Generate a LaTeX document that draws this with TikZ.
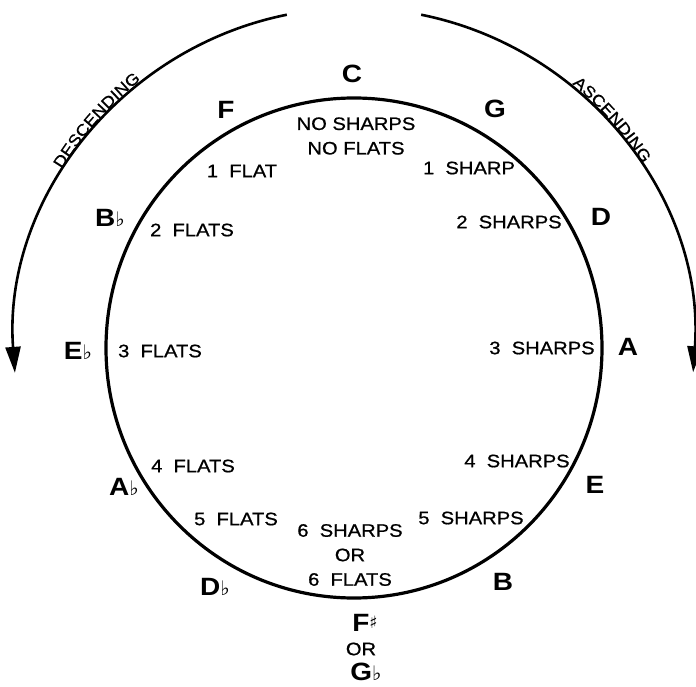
\documentclass[tikz,border=0pt]{standalone}
\usepackage{fontspec}
\setmainfont{Liberation Sans}[FakeStretch=1.12]
\newfontfamily\keyfont{Liberation Sans}[FakeStretch=1.12,FakeBold=0.8]
\newfontfamily\accfont{DejaVu Sans}
\usetikzlibrary{arrows.meta,decorations.text}
\newcommand{\flt}{{\accfont\fontsize{20}{20}\selectfont ♭}}
\newcommand{\shp}{\raisebox{3pt}{\accfont\fontsize{17}{17}\selectfont ♯}}
\newcommand{\arcfont}{\keyfont\fontsize{16}{16}\selectfont}

\begin{document}
\begin{tikzpicture}[x=1pt,y=1pt,
note/.style={font=\fontsize{25}{25}\selectfont\bfseries,inner sep=0pt},
keys/.style={font=\keyfont\fontsize{18}{24.5}\selectfont,align=center,inner sep=0pt},
ring/.style={line width=3.2pt},
dirarc/.style={line width=2.6pt,-{Triangle[length=26pt,width=15pt]}},
dirtext/.style={decorate,decoration={text along path,text align=center,raise=1.5pt,text={|\arcfont|#1}}}]
\useasboundingbox (-354,-338) rectangle (342,348);
\draw[ring] (0,0) ellipse[x radius=248,y radius=250];
\node[note] (c) at (-2,274) {C};
\node[keys] (nosh) at (2,212) {NO SHARPS\\NO FLATS};
\node[note] (f) at (-128,238) {F};
\node[note] (g) at (141,239) {G};
\node[keys] (oneflat) at (-112,177) {1~~FLAT};
\node[keys] (onesharp) at (115,180) {1~~SHARP};
\node[note] (bflat) at (-244,130) {B\flt};
\node[keys] (twoflats) at (-162,118) {2~~FLATS};
\node[note] (d) at (247,131) {D};
\node[keys] (twosharps) at (155,126) {2~~SHARPS};
\node[note] (eflat) at (-276,-3) {E\flt};
\node[keys] (threeflats) at (-194,-3) {3~~FLATS};
\node[keys] (threesharps) at (188,0) {3~~SHARPS};
\node[note] (a) at (274,1) {A};
\node[keys] (fourflats) at (-161,-118) {4~~FLATS};
\node[keys] (foursharps) at (163,-113) {4~~SHARPS};
\node[note] (aflat) at (-230,-139) {A\flt};
\node[note] (e) at (241,-137) {E};
\node[keys] (fiveflats) at (-118,-171) {5~~FLATS};
\node[keys] (fivesharps) at (117,-170) {5~~SHARPS};
\node[keys] (sixsh) at (-4,-207) {6~~SHARPS\\OR\\6~~FLATS};
\node[note] (dflat) at (-139,-239) {D\flt};
\node[note] (b) at (149,-234) {B};
\node[note] (fsharp) at (11,-275) {F\shp};
\node[keys] (fgor) at (7,-301) {OR};
\node[note] (gflat) at (12,-324) {G\flt};
\draw[dirarc] (101.4:340) arc[start angle=101.4,end angle=184.2,radius=340];
\draw[dirarc] (78.6:340) arc[start angle=78.6,end angle=-4.1,radius=340];
\path[dirtext=DESCENDING] (166:341) arc[start angle=166,end angle=111,radius=341];
\path[dirtext=ASCENDING] (69:341) arc[start angle=69,end angle=14,radius=341];
\end{tikzpicture}
\end{document}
------------------------------------------------
TASK PROMPT: Repeat verbatim all the material, but not the pictures.

RESPONSE:
Generate a LaTeX document that draws this with TikZ.
\documentclass[tikz,border=0pt]{standalone}
\usepackage{fontspec}
\setmainfont{Liberation Sans}[FakeStretch=1.12]
\newfontfamily\keyfont{Liberation Sans}[FakeStretch=1.12,FakeBold=0.8]
\newfontfamily\accfont{DejaVu Sans}
\usetikzlibrary{arrows.meta,decorations.text}
\newcommand{\flt}{{\accfont\fontsize{20}{20}\selectfont ♭}}
\newcommand{\shp}{\raisebox{3pt}{\accfont\fontsize{17}{17}\selectfont ♯}}
\newcommand{\arcfont}{\keyfont\fontsize{16}{16}\selectfont}

\begin{document}
\begin{tikzpicture}[x=1pt,y=1pt,
note/.style={font=\fontsize{25}{25}\selectfont\bfseries,inner sep=0pt},
keys/.style={font=\keyfont\fontsize{18}{24.5}\selectfont,align=center,inner sep=0pt},
ring/.style={line width=3.2pt},
dirarc/.style={line width=2.6pt,-{Triangle[length=26pt,width=15pt]}},
dirtext/.style={decorate,decoration={text along path,text align=center,raise=1.5pt,text={|\arcfont|#1}}}]
\useasboundingbox (-354,-338) rectangle (342,348);
\draw[ring] (0,0) ellipse[x radius=248,y radius=250];
\node[note] (c) at (-2,274) {C};
\node[keys] (nosh) at (2,212) {NO SHARPS\\NO FLATS};
\node[note] (f) at (-128,238) {F};
\node[note] (g) at (141,239) {G};
\node[keys] (oneflat) at (-112,177) {1~~FLAT};
\node[keys] (onesharp) at (115,180) {1~~SHARP};
\node[note] (bflat) at (-244,130) {B\flt};
\node[keys] (twoflats) at (-162,118) {2~~FLATS};
\node[note] (d) at (247,131) {D};
\node[keys] (twosharps) at (155,126) {2~~SHARPS};
\node[note] (eflat) at (-276,-3) {E\flt};
\node[keys] (threeflats) at (-194,-3) {3~~FLATS};
\node[keys] (threesharps) at (188,0) {3~~SHARPS};
\node[note] (a) at (274,1) {A};
\node[keys] (fourflats) at (-161,-118) {4~~FLATS};
\node[keys] (foursharps) at (163,-113) {4~~SHARPS};
\node[note] (aflat) at (-230,-139) {A\flt};
\node[note] (e) at (241,-137) {E};
\node[keys] (fiveflats) at (-118,-171) {5~~FLATS};
\node[keys] (fivesharps) at (117,-170) {5~~SHARPS};
\node[keys] (sixsh) at (-4,-207) {6~~SHARPS\\OR\\6~~FLATS};
\node[note] (dflat) at (-139,-239) {D\flt};
\node[note] (b) at (149,-234) {B};
\node[note] (fsharp) at (11,-275) {F\shp};
\node[keys] (fgor) at (7,-301) {OR};
\node[note] (gflat) at (12,-324) {G\flt};
\draw[dirarc] (101.4:340) arc[start angle=101.4,end angle=184.2,radius=340];
\draw[dirarc] (78.6:340) arc[start angle=78.6,end angle=-4.1,radius=340];
\path[dirtext=DESCENDING] (166:341) arc[start angle=166,end angle=111,radius=341];
\path[dirtext=ASCENDING] (69:341) arc[start angle=69,end angle=14,radius=341];
\end{tikzpicture}
\end{document}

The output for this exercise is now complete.